● **Description of the task**:
Give every line again exactly as it appears, please, but not the pictures.
## START Source excerpt
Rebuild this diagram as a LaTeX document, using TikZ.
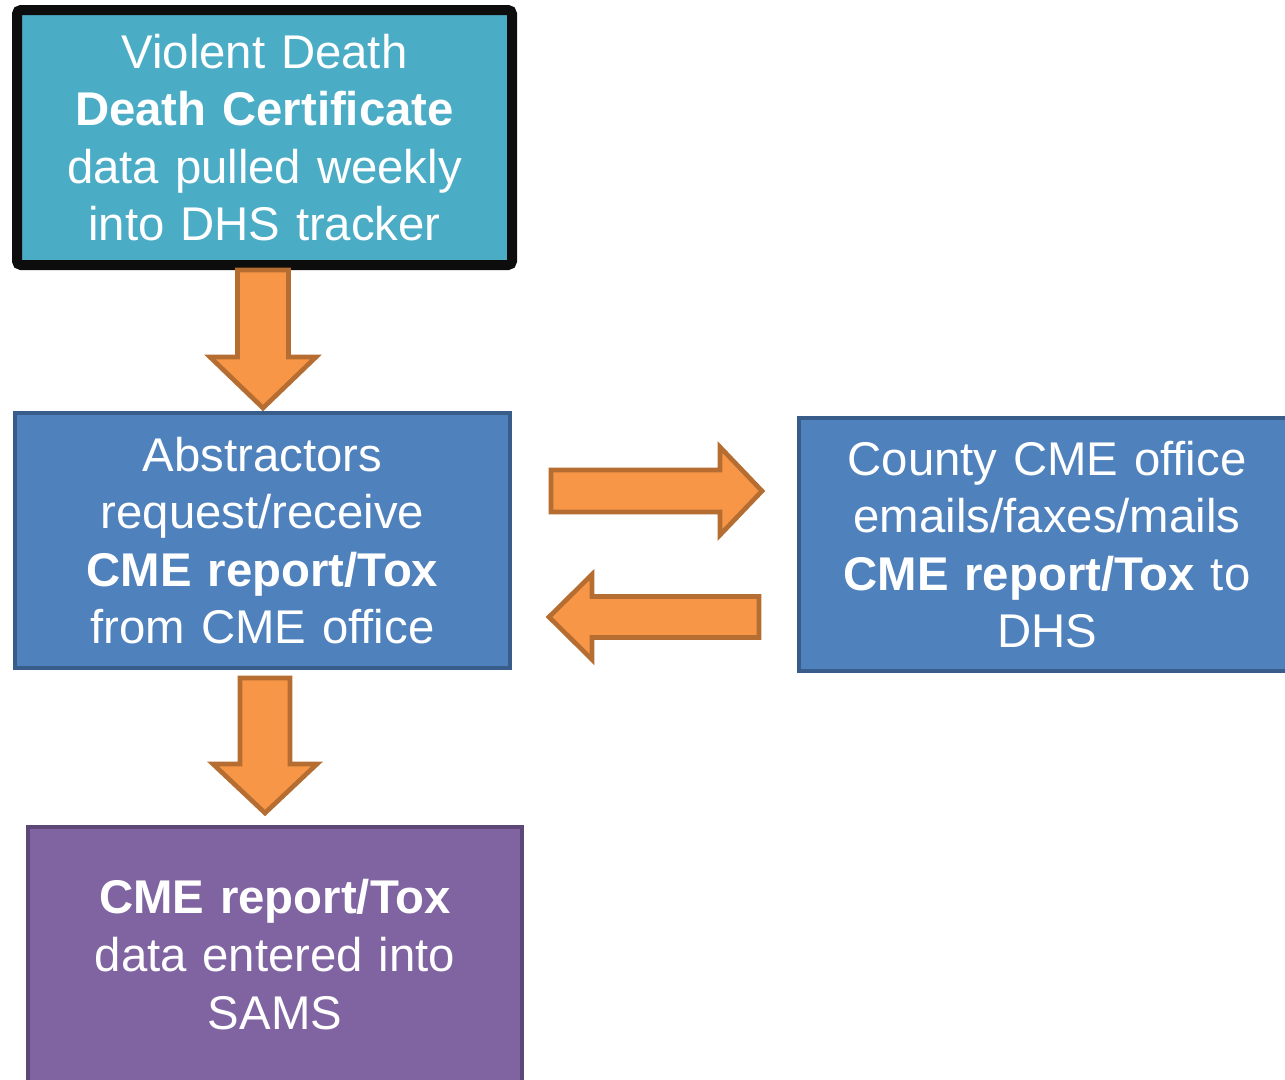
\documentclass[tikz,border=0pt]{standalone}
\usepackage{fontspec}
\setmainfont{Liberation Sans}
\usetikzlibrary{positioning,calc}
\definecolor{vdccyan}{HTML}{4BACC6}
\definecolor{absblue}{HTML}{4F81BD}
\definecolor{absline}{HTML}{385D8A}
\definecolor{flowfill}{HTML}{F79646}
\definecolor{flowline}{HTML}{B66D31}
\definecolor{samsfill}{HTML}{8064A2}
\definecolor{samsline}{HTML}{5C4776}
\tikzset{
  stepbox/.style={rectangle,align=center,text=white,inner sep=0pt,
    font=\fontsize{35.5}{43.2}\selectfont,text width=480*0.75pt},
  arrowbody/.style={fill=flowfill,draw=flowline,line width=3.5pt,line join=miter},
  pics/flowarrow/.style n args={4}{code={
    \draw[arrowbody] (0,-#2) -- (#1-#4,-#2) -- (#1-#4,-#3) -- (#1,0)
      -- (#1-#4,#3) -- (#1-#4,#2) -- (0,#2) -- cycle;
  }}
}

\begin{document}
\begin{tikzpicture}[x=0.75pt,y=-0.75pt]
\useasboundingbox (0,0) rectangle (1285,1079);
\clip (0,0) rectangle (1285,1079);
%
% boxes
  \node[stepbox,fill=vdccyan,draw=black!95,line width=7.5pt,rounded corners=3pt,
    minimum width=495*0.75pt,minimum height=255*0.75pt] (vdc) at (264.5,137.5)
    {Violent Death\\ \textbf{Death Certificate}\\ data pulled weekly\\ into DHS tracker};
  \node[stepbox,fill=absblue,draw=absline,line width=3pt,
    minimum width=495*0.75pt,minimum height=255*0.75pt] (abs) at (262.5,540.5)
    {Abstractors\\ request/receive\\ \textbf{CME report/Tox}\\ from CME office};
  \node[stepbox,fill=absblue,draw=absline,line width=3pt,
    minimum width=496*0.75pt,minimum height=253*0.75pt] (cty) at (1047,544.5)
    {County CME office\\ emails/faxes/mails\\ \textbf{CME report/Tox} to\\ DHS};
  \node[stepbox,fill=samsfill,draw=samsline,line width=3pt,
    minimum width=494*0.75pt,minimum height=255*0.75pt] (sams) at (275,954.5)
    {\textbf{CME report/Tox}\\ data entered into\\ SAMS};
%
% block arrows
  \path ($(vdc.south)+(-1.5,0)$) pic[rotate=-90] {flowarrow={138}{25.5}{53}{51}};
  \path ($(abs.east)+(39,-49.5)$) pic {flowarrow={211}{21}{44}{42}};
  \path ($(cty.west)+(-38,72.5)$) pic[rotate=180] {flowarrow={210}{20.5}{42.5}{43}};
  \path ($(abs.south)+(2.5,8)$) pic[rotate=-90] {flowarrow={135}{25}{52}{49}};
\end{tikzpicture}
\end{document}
## END Source excerpt
● **Written solution**:
Rebuild this diagram as a LaTeX document, using TikZ.
\documentclass[tikz,border=0pt]{standalone}
\usepackage{fontspec}
\setmainfont{Liberation Sans}
\usetikzlibrary{positioning,calc}
\definecolor{vdccyan}{HTML}{4BACC6}
\definecolor{absblue}{HTML}{4F81BD}
\definecolor{absline}{HTML}{385D8A}
\definecolor{flowfill}{HTML}{F79646}
\definecolor{flowline}{HTML}{B66D31}
\definecolor{samsfill}{HTML}{8064A2}
\definecolor{samsline}{HTML}{5C4776}
\tikzset{
  stepbox/.style={rectangle,align=center,text=white,inner sep=0pt,
    font=\fontsize{35.5}{43.2}\selectfont,text width=480*0.75pt},
  arrowbody/.style={fill=flowfill,draw=flowline,line width=3.5pt,line join=miter},
  pics/flowarrow/.style n args={4}{code={
    \draw[arrowbody] (0,-#2) -- (#1-#4,-#2) -- (#1-#4,-#3) -- (#1,0)
      -- (#1-#4,#3) -- (#1-#4,#2) -- (0,#2) -- cycle;
  }}
}

\begin{document}
\begin{tikzpicture}[x=0.75pt,y=-0.75pt]
\useasboundingbox (0,0) rectangle (1285,1079);
\clip (0,0) rectangle (1285,1079);
%
% boxes
  \node[stepbox,fill=vdccyan,draw=black!95,line width=7.5pt,rounded corners=3pt,
    minimum width=495*0.75pt,minimum height=255*0.75pt] (vdc) at (264.5,137.5)
    {Violent Death\\ \textbf{Death Certificate}\\ data pulled weekly\\ into DHS tracker};
  \node[stepbox,fill=absblue,draw=absline,line width=3pt,
    minimum width=495*0.75pt,minimum height=255*0.75pt] (abs) at (262.5,540.5)
    {Abstractors\\ request/receive\\ \textbf{CME report/Tox}\\ from CME office};
  \node[stepbox,fill=absblue,draw=absline,line width=3pt,
    minimum width=496*0.75pt,minimum height=253*0.75pt] (cty) at (1047,544.5)
    {County CME office\\ emails/faxes/mails\\ \textbf{CME report/Tox} to\\ DHS};
  \node[stepbox,fill=samsfill,draw=samsline,line width=3pt,
    minimum width=494*0.75pt,minimum height=255*0.75pt] (sams) at (275,954.5)
    {\textbf{CME report/Tox}\\ data entered into\\ SAMS};
%
% block arrows
  \path ($(vdc.south)+(-1.5,0)$) pic[rotate=-90] {flowarrow={138}{25.5}{53}{51}};
  \path ($(abs.east)+(39,-49.5)$) pic {flowarrow={211}{21}{44}{42}};
  \path ($(cty.west)+(-38,72.5)$) pic[rotate=180] {flowarrow={210}{20.5}{42.5}{43}};
  \path ($(abs.south)+(2.5,8)$) pic[rotate=-90] {flowarrow={135}{25}{52}{49}};
\end{tikzpicture}
\end{document}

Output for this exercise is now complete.